**Exercise directions:**
Repeat the material below word for word and leave out all pictures.
— begin —
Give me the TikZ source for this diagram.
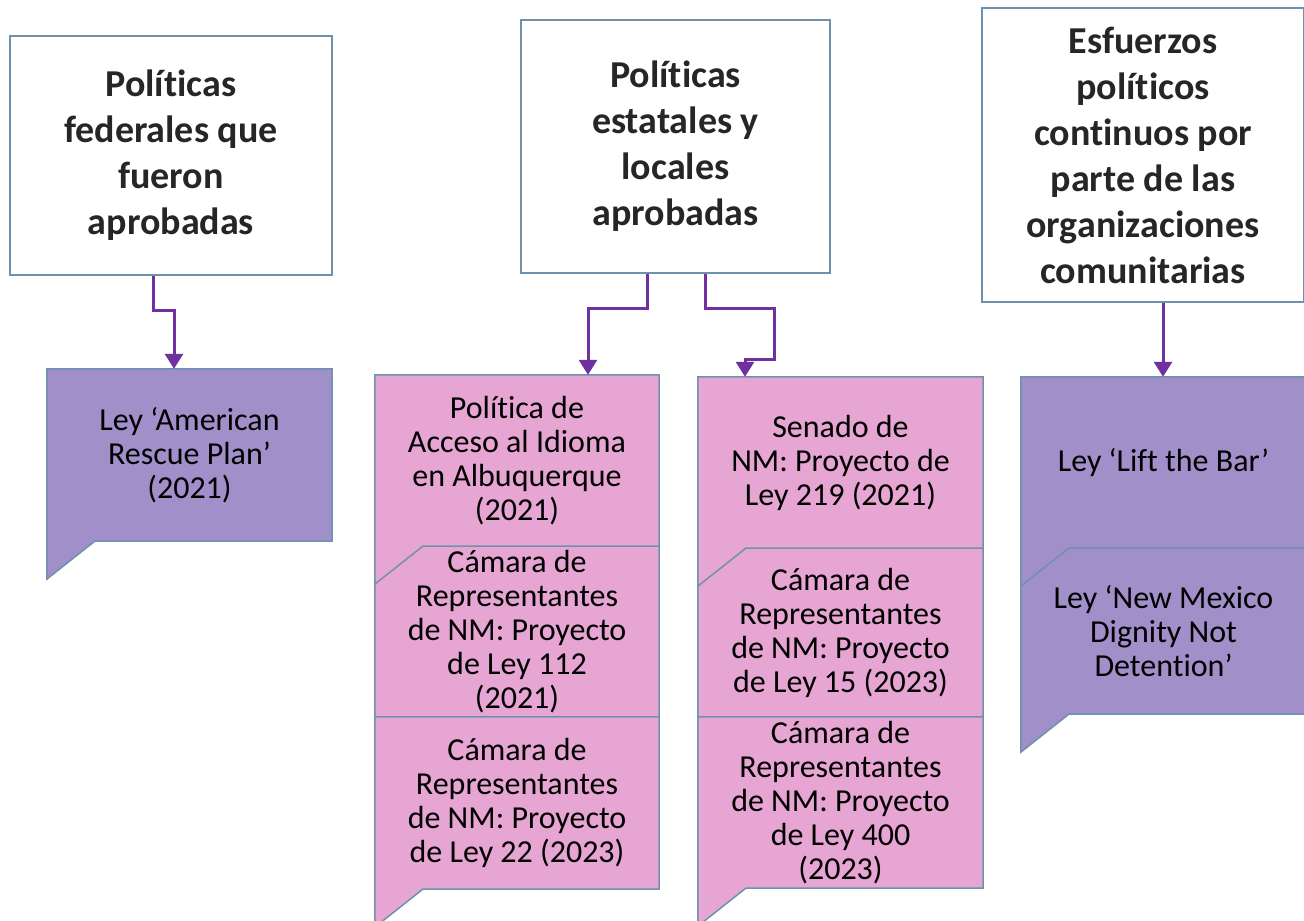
\documentclass[tikz,border=0pt]{standalone}
\usepackage{fontspec}
\setmainfont{Carlito}[Ligatures=NoCommon]
\usetikzlibrary{arrows.meta,backgrounds}
\definecolor{bordc}{HTML}{6E92AE}
\definecolor{purpf}{HTML}{A08FC9}
\definecolor{pinkf}{HTML}{E6A5D2}
\definecolor{arrc}{HTML}{7030A0}
\definecolor{headt}{HTML}{262626}
\newcommand{\calloutshape}[2]{%
  \filldraw[fill=#2,draw=bordc,line width=1.5pt,line join=miter]
    (#1.north west) -- (#1.north east) -- (#1.south east)
    -- ([xshift=48pt]#1.south west) -- ([yshift=-38pt]#1.south west) -- cycle;}
\begin{document}
\begin{tikzpicture}[x=1pt,y=-1pt,
  hdr/.style={draw=bordc,line width=1.5pt,fill=white,align=center,
    font=\fontsize{38}{46}\selectfont\bfseries,text=headt,inner sep=0pt},
  cbody/.style={align=center,font=\fontsize{32}{34}\selectfont,text=black,inner sep=0pt},
  conn/.style={draw=arrc,line width=3pt,-{Triangle[width=18pt,length=15pt]}},
]
\useasboundingbox (0,0) rectangle (1304,921);

% header boxes
\node[hdr,minimum width=322pt,minimum height=239pt] (h1) at (171,155.5)
  {Políticas\\federales que\\fueron\\aprobadas};
\node[hdr,minimum width=309pt,minimum height=253pt] (h2) at (675.5,146.5)
  {Políticas\\estatales y\\locales\\aprobadas};
\node[hdr,minimum width=322pt,minimum height=294pt] (h3) at (1143,155)
  {Esfuerzos\\políticos\\continuos por\\parte de las\\organizaciones\\comunitarias};

% callout texts
\node[cbody,minimum width=285pt,minimum height=172pt] (p1) at (189.5,455)
  {Ley ‘American\\Rescue Plan’\\(2021)};
\node[cbody,minimum width=284pt,minimum height=171pt] (a1) at (517,460.5)
  {Política de\\Acceso al Idioma\\en Albuquerque\\(2021)};
\node[cbody,minimum width=284pt,minimum height=171pt] (a2) at (517,631.5)
  {Cámara de\\Representantes\\de NM: Proyecto\\de Ley 112\\(2021)};
\node[cbody,minimum width=284pt,minimum height=172pt] (a3) at (517,803)
  {Cámara de\\Representantes\\de NM: Proyecto\\de Ley 22 (2023)};
\node[cbody,minimum width=285pt,minimum height=171pt] (b1) at (840.5,462.5)
  {Senado de\\NM: Proyecto de\\Ley 219 (2021)};
\node[cbody,minimum width=285pt,minimum height=169pt] (b2) at (840.5,632.5)
  {Cámara de\\Representantes\\de NM: Proyecto\\de Ley 15 (2023)};
\node[cbody,minimum width=285pt,minimum height=171pt] (b3) at (840.5,802.5)
  {Cámara de\\Representantes\\de NM: Proyecto\\de Ley 400\\(2023)};
\node[cbody,minimum width=285pt,minimum height=171pt] (c1) at (1163.5,462.5)
  {Ley ‘Lift the Bar’};
\node[cbody,minimum width=285pt,minimum height=166pt] (c2) at (1163.5,631)
  {Ley ‘New Mexico\\Dignity Not\\Detention’};

% callout shapes behind texts
\begin{scope}[on background layer]
  \calloutshape{p1}{purpf}
  \calloutshape{a2}{pinkf}
  \calloutshape{a3}{pinkf}
  \calloutshape{a1}{pinkf}
  \calloutshape{b2}{pinkf}
  \calloutshape{b3}{pinkf}
  \calloutshape{b1}{pinkf}
  \calloutshape{c2}{purpf}
  \calloutshape{c1}{purpf}
\end{scope}

% connectors
\draw[conn] ([xshift=-18pt]h1.south) -- ++(0,35) -| ([xshift=-15.5pt]p1.north);
\draw[conn] ([xshift=-28.5pt]h2.south) -- ++(0,35) -| ([xshift=71pt]a1.north);
\draw[conn] ([xshift=29.5pt]h2.south) -- ++(0,35) -- ++(69,0) -- ++(0,51)
  -| ([xshift=-95.5pt]b1.north);
\draw[conn] ([xshift=20pt]h3.south) -- ([xshift=-0.5pt]c1.north);
\end{tikzpicture}
\end{document}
— end —
**Answer to the problem:**
Give me the TikZ source for this diagram.
\documentclass[tikz,border=0pt]{standalone}
\usepackage{fontspec}
\setmainfont{Carlito}[Ligatures=NoCommon]
\usetikzlibrary{arrows.meta,backgrounds}
\definecolor{bordc}{HTML}{6E92AE}
\definecolor{purpf}{HTML}{A08FC9}
\definecolor{pinkf}{HTML}{E6A5D2}
\definecolor{arrc}{HTML}{7030A0}
\definecolor{headt}{HTML}{262626}
\newcommand{\calloutshape}[2]{%
  \filldraw[fill=#2,draw=bordc,line width=1.5pt,line join=miter]
    (#1.north west) -- (#1.north east) -- (#1.south east)
    -- ([xshift=48pt]#1.south west) -- ([yshift=-38pt]#1.south west) -- cycle;}
\begin{document}
\begin{tikzpicture}[x=1pt,y=-1pt,
  hdr/.style={draw=bordc,line width=1.5pt,fill=white,align=center,
    font=\fontsize{38}{46}\selectfont\bfseries,text=headt,inner sep=0pt},
  cbody/.style={align=center,font=\fontsize{32}{34}\selectfont,text=black,inner sep=0pt},
  conn/.style={draw=arrc,line width=3pt,-{Triangle[width=18pt,length=15pt]}},
]
\useasboundingbox (0,0) rectangle (1304,921);

% header boxes
\node[hdr,minimum width=322pt,minimum height=239pt] (h1) at (171,155.5)
  {Políticas\\federales que\\fueron\\aprobadas};
\node[hdr,minimum width=309pt,minimum height=253pt] (h2) at (675.5,146.5)
  {Políticas\\estatales y\\locales\\aprobadas};
\node[hdr,minimum width=322pt,minimum height=294pt] (h3) at (1143,155)
  {Esfuerzos\\políticos\\continuos por\\parte de las\\organizaciones\\comunitarias};

% callout texts
\node[cbody,minimum width=285pt,minimum height=172pt] (p1) at (189.5,455)
  {Ley ‘American\\Rescue Plan’\\(2021)};
\node[cbody,minimum width=284pt,minimum height=171pt] (a1) at (517,460.5)
  {Política de\\Acceso al Idioma\\en Albuquerque\\(2021)};
\node[cbody,minimum width=284pt,minimum height=171pt] (a2) at (517,631.5)
  {Cámara de\\Representantes\\de NM: Proyecto\\de Ley 112\\(2021)};
\node[cbody,minimum width=284pt,minimum height=172pt] (a3) at (517,803)
  {Cámara de\\Representantes\\de NM: Proyecto\\de Ley 22 (2023)};
\node[cbody,minimum width=285pt,minimum height=171pt] (b1) at (840.5,462.5)
  {Senado de\\NM: Proyecto de\\Ley 219 (2021)};
\node[cbody,minimum width=285pt,minimum height=169pt] (b2) at (840.5,632.5)
  {Cámara de\\Representantes\\de NM: Proyecto\\de Ley 15 (2023)};
\node[cbody,minimum width=285pt,minimum height=171pt] (b3) at (840.5,802.5)
  {Cámara de\\Representantes\\de NM: Proyecto\\de Ley 400\\(2023)};
\node[cbody,minimum width=285pt,minimum height=171pt] (c1) at (1163.5,462.5)
  {Ley ‘Lift the Bar’};
\node[cbody,minimum width=285pt,minimum height=166pt] (c2) at (1163.5,631)
  {Ley ‘New Mexico\\Dignity Not\\Detention’};

% callout shapes behind texts
\begin{scope}[on background layer]
  \calloutshape{p1}{purpf}
  \calloutshape{a2}{pinkf}
  \calloutshape{a3}{pinkf}
  \calloutshape{a1}{pinkf}
  \calloutshape{b2}{pinkf}
  \calloutshape{b3}{pinkf}
  \calloutshape{b1}{pinkf}
  \calloutshape{c2}{purpf}
  \calloutshape{c1}{purpf}
\end{scope}

% connectors
\draw[conn] ([xshift=-18pt]h1.south) -- ++(0,35) -| ([xshift=-15.5pt]p1.north);
\draw[conn] ([xshift=-28.5pt]h2.south) -- ++(0,35) -| ([xshift=71pt]a1.north);
\draw[conn] ([xshift=29.5pt]h2.south) -- ++(0,35) -- ++(69,0) -- ++(0,51)
  -| ([xshift=-95.5pt]b1.north);
\draw[conn] ([xshift=20pt]h3.south) -- ([xshift=-0.5pt]c1.north);
\end{tikzpicture}
\end{document}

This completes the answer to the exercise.